Interview with author Ryan McKinney

Q1. Hello, can you please introduce yourself? Readers would love to know more about you.

As you know, my name is Ryan. I went to undergrad for English Literature and Language, and completed my master’s degree in Cybersecurity earlier this year. I am married to a beautiful and supportive wife, Abigail, and have two cats that I would love to say are angels, but cats do be cats.

I’ve been writing essentially ever since I was able to comprehend a basic story structure. I was six when I wrote Finbur and the Lilly, a tight ten pages with full illustration about a scientist whose family was abducted so he used a flower to make a smoke bomb so he could save them. Riveting, really. After that, I wrote The Black Samurai and the Alien Invasion. I was a prodigy. If the sarcasm wasn’t evident, I will say that I have come a long way since my early attempts, but I lost the goal that I had back then: to enjoy what I wrote.

Q2. What were the key challenges you faced while writing your book “Neon Nothing”?

The primary challenge I faced was the impostor syndrome. Every writer faces it for different reasons; my reason was writing in the Cyberpunk genre.

Q3. What books or authors have most influenced your own writing?

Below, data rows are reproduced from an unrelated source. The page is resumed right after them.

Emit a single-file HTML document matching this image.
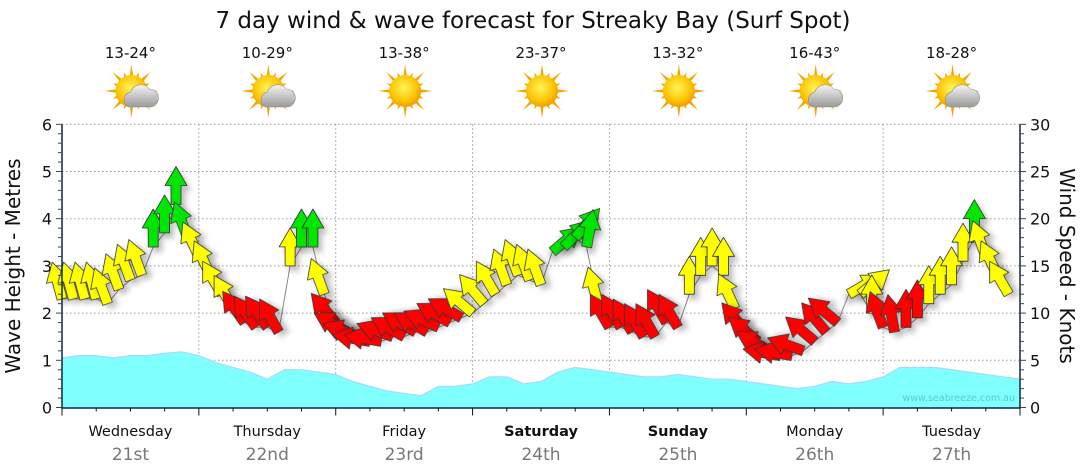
<!DOCTYPE html>
<html><head><meta charset="utf-8">
<style>
html,body{margin:0;padding:0;background:#fff;}
svg{display:block;font-family:"DejaVu Sans","Liberation Sans",sans-serif;}
</style></head>
<body>
<svg id="chart" width="1080" height="475" viewBox="0 0 1080 475" xmlns="http://www.w3.org/2000/svg">
<defs>
<filter id="sh" x="-50%" y="-50%" width="200%" height="200%"><feGaussianBlur in="SourceAlpha" stdDeviation="3"/><feOffset dx="4" dy="5"/><feComponentTransfer><feFuncA type="linear" slope="0.25"/></feComponentTransfer><feMerge><feMergeNode/><feMergeNode in="SourceGraphic"/></feMerge></filter>
<radialGradient id="sun" cx="0.45" cy="0.4" r="0.6"><stop offset="0" stop-color="#fff25a"/><stop offset="0.7" stop-color="#fbc400"/><stop offset="1" stop-color="#f39a00"/></radialGradient>
<linearGradient id="cloud" x1="0" y1="0" x2="0" y2="1"><stop offset="0" stop-color="#f4f4f4"/><stop offset="1" stop-color="#9a9a9a"/></linearGradient>
</defs>
<text x="533" y="28" text-anchor="middle" font-size="23" fill="#111">7 day wind &amp; wave forecast for Streaky Bay (Surf Spot)</text>
<g id="header"></g>
<g id="grid"></g>
<g id="wave"></g>
<text x="1015" y="401" text-anchor="end" font-size="9.5" fill="#5fc8d0">www.seabreeze.com.au</text>
<g id="wind"></g>
<g id="axes"></g>
<text transform="translate(20,266) rotate(-90)" text-anchor="middle" font-size="20" fill="#111">Wave Height - Metres</text>
<text transform="translate(1060,266) rotate(90)" text-anchor="middle" font-size="20" fill="#111">Wind Speed - Knots</text>
</svg>
<script>
const days = ["Wednesday","Thursday","Friday","Saturday","Sunday","Monday","Tuesday"];
const dates = ["21st","22nd","23rd","24th","25th","26th","27th"];
const boldDays = [false,false,false,true,true,false,false];
const temps = ["13-24°","10-29°","13-38°","23-37°","13-32°","16-43°","18-28°"];
const cloudy = [true,true,false,false,false,true,true];
const waveTicks = [0,1,2,3,4,5,6];
const windTicks = [0,5,10,15,20,25,30];
// 3-hourly wave heights (m), from Wed 00:00
const waveHeights = [1.05,1.1,1.1,1.05,1.1,1.1,1.15,1.18, 1.1,0.95,0.85,0.75,0.6,0.8,0.8,0.75, 0.7,0.55,0.45,0.35,0.3,0.25,0.45,0.45, 0.5,0.65,0.65,0.5,0.55,0.75,0.85,0.8, 0.75,0.7,0.65,0.65,0.7,0.65,0.6,0.6, 0.55,0.5,0.45,0.4,0.45,0.55,0.5,0.55, 0.65,0.85,0.85,0.85,0.8,0.75,0.7,0.65,0.6];
// 2-hourly wind speed (knots) and arrow direction (deg, 0 = up), from Wed 00:00
const windSpeed = [
 11.5,11.5,11.5,11.5,11,12.5,13.5,14,17,18.5,21.5,18,
 16,14,12,10.5,9,8.5,8.5,8,15,17,17,12,
 9,8,7.5,7,7,7.5,7.5,8,8,8.5,9,9.5,
 10,11,12,13,14,13.5,13,16.5,17,18,17,11,
 8.5,8.5,8,7.5,7.5,9,8.5,12,14,15,14,10.5,
 8,7,6,5.5,5.5,6,7,8,9,12,12,10,
 8.5,8,8.5,9.5,11,12,13,15.5,18,16,14,12];
const windDir = [
 -15,-15,-15,-15,-20,-20,-20,-20,0,0,0,-20,
 -25,-25,-30,-30,-35,-35,-35,-30,0,0,0,-20,
 -40,-60,-70,-80,-80,-70,-60,-60,-60,-65,-60,-60,
 -50,-40,-30,-20,-20,-20,-20,50,45,40,10,-15,
 -30,-30,-30,-30,-30,-30,-30,0,0,0,0,-25,
 -40,-50,-60,-80,-80,-70,-50,-40,-50,60,50,0,
 -20,-10,0,0,0,0,0,0,0,-20,-25,-30];

const NS="http://www.w3.org/2000/svg";
const X0=62,X1=1020,Y0=407.5,Y6=124.3;
const dayW=(X1-X0)/7;
const xH=h=>X0+h*dayW/24;
const yM=m=>Y0-m*(Y0-Y6)/6;
const yK=k=>yM(k/5);
function mk(tag,attrs,parent){const e=document.createElementNS(NS,tag);for(const k in attrs)e.setAttribute(k,attrs[k]);parent.appendChild(e);return e;}
const G=id=>document.getElementById(id);

// header
days.forEach((d,i)=>{
  const cx=X0+dayW*(i+0.5);
  const t=mk('text',{x:cx,y:58,'text-anchor':'middle','font-size':15,fill:'#111'},G('header'));t.textContent=temps[i];
  
  
  const g=mk('g',{transform:`translate(${cx+1},91)`},G('header'));
  
  
  for(let a=0;a<16;a++){const ang=a*Math.PI/8;const r=a%2?20:27;
    mk('polygon',{points:`${Math.cos(ang-0.13)*14},${Math.sin(ang-0.13)*14} ${Math.cos(ang)*r},${Math.sin(ang)*r} ${Math.cos(ang+0.13)*14},${Math.sin(ang+0.13)*14}`,fill:'#f5a400'},g);}
  mk('circle',{cx:0,cy:0,r:16,fill:'url(#sun)'},g);
  if(cloudy[i]){
    const c=mk('g',{fill:'url(#cloud)',stroke:'#8a8a8a','stroke-width':0.6},g);
    mk('path',{d:'M-3,16 a8,8 0 0 1 2,-15 a11,11 0 0 1 19,-3 a9,9 0 0 1 9,9 a9,9 0 0 1 -8,9 z'},c);
  }
});

// grid
for(let m=1;m<=6;m++){const l=mk('line',{x1:X0,x2:X1,y1:yM(m),y2:yM(m),stroke:'#999','stroke-dasharray':'1.5,2.5','stroke-width':1},G('grid'));
  
  }
for(let i=1;i<7;i++){const x=X0+dayW*i;const l=mk('line',{x1:x,x2:x,y1:Y6,y2:Y0,stroke:'#999','stroke-dasharray':'1.5,2.5','stroke-width':1},G('grid'));
  
  }

// wave area
let d=`M${X0},${Y0}`;
waveHeights.forEach((v,i)=>{d+=` L${xH(i*3).toFixed(1)},${yM(v).toFixed(1)}`;});
d+=` L${xH((waveHeights.length-1)*3).toFixed(1)},${Y0} Z`;
const wa=mk('path',{d:d,fill:'#80ffff',stroke:'#a8d8ff','stroke-width':1.2},G('wave'));



// wind
let pl='';
windSpeed.forEach((k,i)=>{pl+=`${xH(i*2).toFixed(1)},${yK(k).toFixed(1)} `;});
const line=mk('polyline',{points:pl,fill:'none',stroke:'#888','stroke-width':1},G('wind'));


windSpeed.forEach((k,i)=>{
  const col=k<10?'#ff0000':(k<16.5?'#ffff00':'#00e600');
  const x=xH(i*2),y=yK(k);
  const a=mk('polygon',{points:'-5,0 -5,-19 -11,-19 0,-38 11,-19 5,-19 5,0',fill:col,stroke:'#333','stroke-width':0.8,'stroke-linejoin':'round',filter:'url(#sh)',transform:`translate(${x.toFixed(1)},${y.toFixed(1)}) rotate(${windDir[i]})`},G('wind'));
  
  
});

// axes
const ax=G('axes');
mk('line',{x1:X0,x2:X0,y1:Y6,y2:Y0+1,stroke:'#0a2a44','stroke-width':1.5},ax);
mk('line',{x1:X1,x2:X1,y1:Y6,y2:Y0+1,stroke:'#0a2a44','stroke-width':1.5},ax);
mk('line',{x1:X0,x2:X1,y1:Y0+0.5,y2:Y0+0.5,stroke:'#0a2a44','stroke-width':1.5},ax);
for(let i=0;i<=30;i++){const y=yM(i/5);
  mk('line',{x1:X0-(i%5?4:6),x2:X0,y1:y,y2:y,stroke:'#444','stroke-width':1},ax);
  mk('line',{x1:X1,x2:X1+(i%5?4:6),y1:y,y2:y,stroke:'#444','stroke-width':1},ax);}
waveTicks.forEach(m=>{const t=mk('text',{x:X0-10,y:yM(m)+6,'text-anchor':'end','font-size':16,fill:'#111'},ax);t.textContent=m;
  
  });
windTicks.forEach(k=>{const t=mk('text',{x:X1+10,y:yK(k)+6,'font-size':16,fill:'#111'},ax);t.textContent=k;
  
  });
for(let h=0;h<=168;h+=6){const x=xH(h);mk('line',{x1:x,x2:x,y1:Y0,y2:Y0+(h%24?4:8),stroke:'#111','stroke-width':1},ax);}
days.forEach((dn,i)=>{const cx=X0+dayW*(i+0.5);
  const t=mk('text',{x:cx,y:436,'text-anchor':'middle','font-size':14.5,fill:'#111','font-weight':boldDays[i]?'bold':'normal'},ax);t.textContent=dn;
  
  
  const t2=mk('text',{x:cx,y:460,'text-anchor':'middle','font-size':17,fill:'#777'},ax);t2.textContent=dates[i];
  
  });
</script>
</body></html>
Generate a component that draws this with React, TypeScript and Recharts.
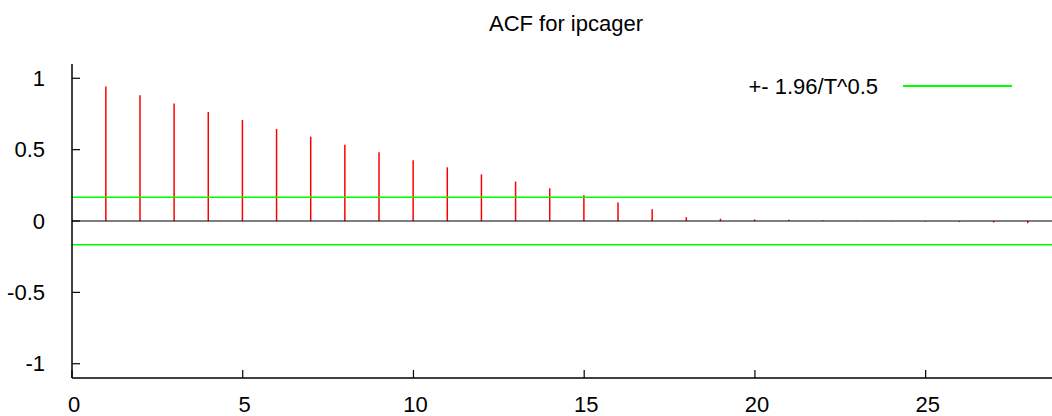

I don’t think that there is a Cyberpunk author that can say they didn’t draw from Neuromancer – indirectly or not.

Q4. What’s your favorite spot to visit in your own country? And what makes it so special to you?

My favorite spot is, unfortunately, one I don’t get to visit often anymore, the Shakespeare Garden in Central Park West, right around 83rd street. From my little spot, I could see Belvedere Castle and the Turtle Pond. I had this very romantic notion of being a boy in Ireland, looking over the fields of my ancestors, and those things they built. So, having a place, in the middle of New York City, where I could sit and stare across a field at a castle was the greatest thing ever to me.

Q5. What inspired you to write the book ‘Neon Nothing’?

Dogs: Bullets and Carnage. In the manga, one of the main characters has a collar that is part of a “Spine of Kerberos”. I latched onto the concept and, over time, took that campaign and turned it into a story. That story went through three iterations before I arrived at something I can actually refer to as Neon Nothing.

Q6. How long did it take you to write your book ‘Neon Nothing’?

I can give three different answers to this question that I feel are all true, however, I think the truest answer is twenty-one years. I was not born able to write like this. I was not this good of a writer when I was six, thirteen, or even twenty. I had to develop my skills over the course of a lifetime. So, in order for Neon Nothing – in order for anything I write from here forward – to come into being, those years were a part of that process.

Q7. On what platforms can readers buy your books?

Amazon or Barnes & Noble! Some others may come up, but those are the primary two that my publisher, Acorn, partners with.

Q8. Tell us about the process of coming up with the book cover and the title ‘Neon Nothing’?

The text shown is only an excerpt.